Résumés
Résumé
À Montréal, dans la première moitié du 20e siècle, les détaillants indépendants de l'alimentation ont l'habitude de faire crédit à leur clientèle des milieux populaires, en leur permettant d'ouvrir un compte courant, réglé en principe à intervalles réguliers. À cette époque, pour une large part de la population, le revenu familial suffit à peine à couvrir les besoins de base et ne permet pas de faire face aux impondérables. Le crédit qu’accordent les détaillants de quartier donne au budget familial un peu de la souplesse qui lui manque et représente en quelque sorte un filet de sécurité à une époque où les revenus des familles ouvrières sont peu élevés et instables. Aussi, en dépit du danger d'endettement qu'il représente, il est activement recherché par les résidents des quartiers populaires.
Dans le contexte économique et social des années 1920 à 1940, et à ce moment de l'évolution du commerce de l'alimentation, les détaillants indépendants qui accordent crédit se trouvent placés dans une situation paradoxale. D'abord, le progrès important des chaînes de magasins dans le secteur de l'alimentation les inquiète vivement. Or tandis que les chaînes appliquent en principe la règle du « cash & carry », le crédit qu'accordent les détaillants indépendants leur permet de se distinguer de leurs concurrents et de retenir leur clientèle des quartiers populaires. Dans ce sens, cette pratique devient leur « arme favorite », suivant l'expression d'un contemporain. Il s'agit cependant d'une arme à deux tranchants. Pour la majorité des petits commerçants, dont les entreprises sont fragiles et manquent de capital, le crédit représente une charge considérable. Les détaillants les mieux établis se trouvent eux aussi partagés entre la crainte de perdre leur clientèle au profit des chaînes et le désir d'éliminer cette forme de crédit qu'ils ne gèrent pas nécessairement à profit.
Abstract
In Montreal in the first half of the 20th century, independent food retailers commonly extended credit to their working-class customers. The merchants allowed them to establish current accounts, which they settled (in theory at least) at regular intervals. During this period, for a large part of the population, family income was barely sufficient to cover the basic necessities and left little for unforeseen circumstances. The credit that neighbourhood grocers extended allowed family budgets a degree of flexibility and represented a sort of safety net during a period before the introduction of state welfare programmes. Despite the danger of falling deeper and deeper into debt, residents of working-class neighbourhoods actively searched out merchants who would provide credit.

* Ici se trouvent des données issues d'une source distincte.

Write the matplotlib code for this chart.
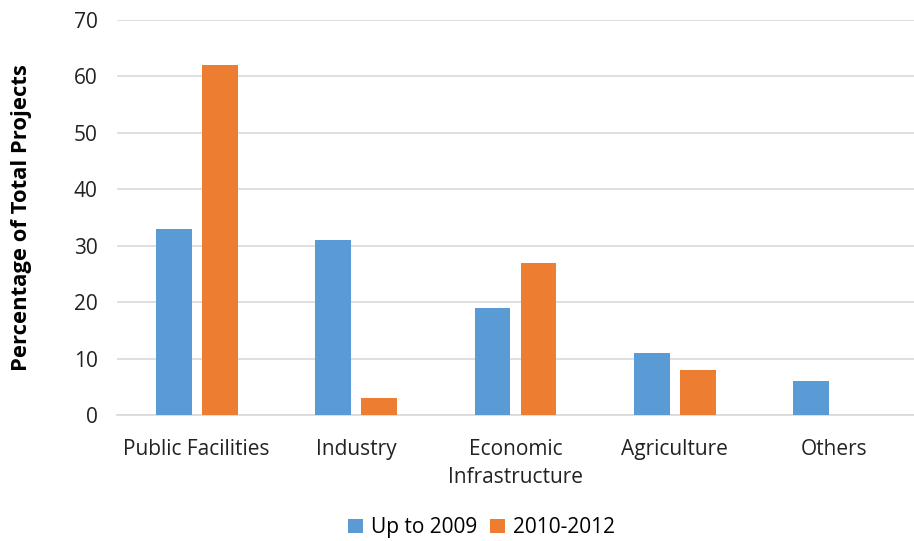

In the socio-economic context of the years between 1920 and 1940, and at this stage in the history of food retailing, independent grocers who extended credit found themselves in a paradoxical situation. In the first place, they were worried by the rapid expansion of chain grocery stores. While the chain stores applied the principle of "cash and carry", independent retailers used credit to differentiate themselves from their competitors and to retain their working-class clientele. This practice became their "favorite weapon", as one contemporary put it. It was, however, a double-edged sword, particularly for the majority of small retailers, whose businesses were fragile and lacked capital. Credit was a considerable financial burden for these shopkeepers. For their part, the most stable grocers were torn between the fear of losing their customers to the chains or to their competitors and their desire to eliminate this form of credit which they had difficulty managing profitably.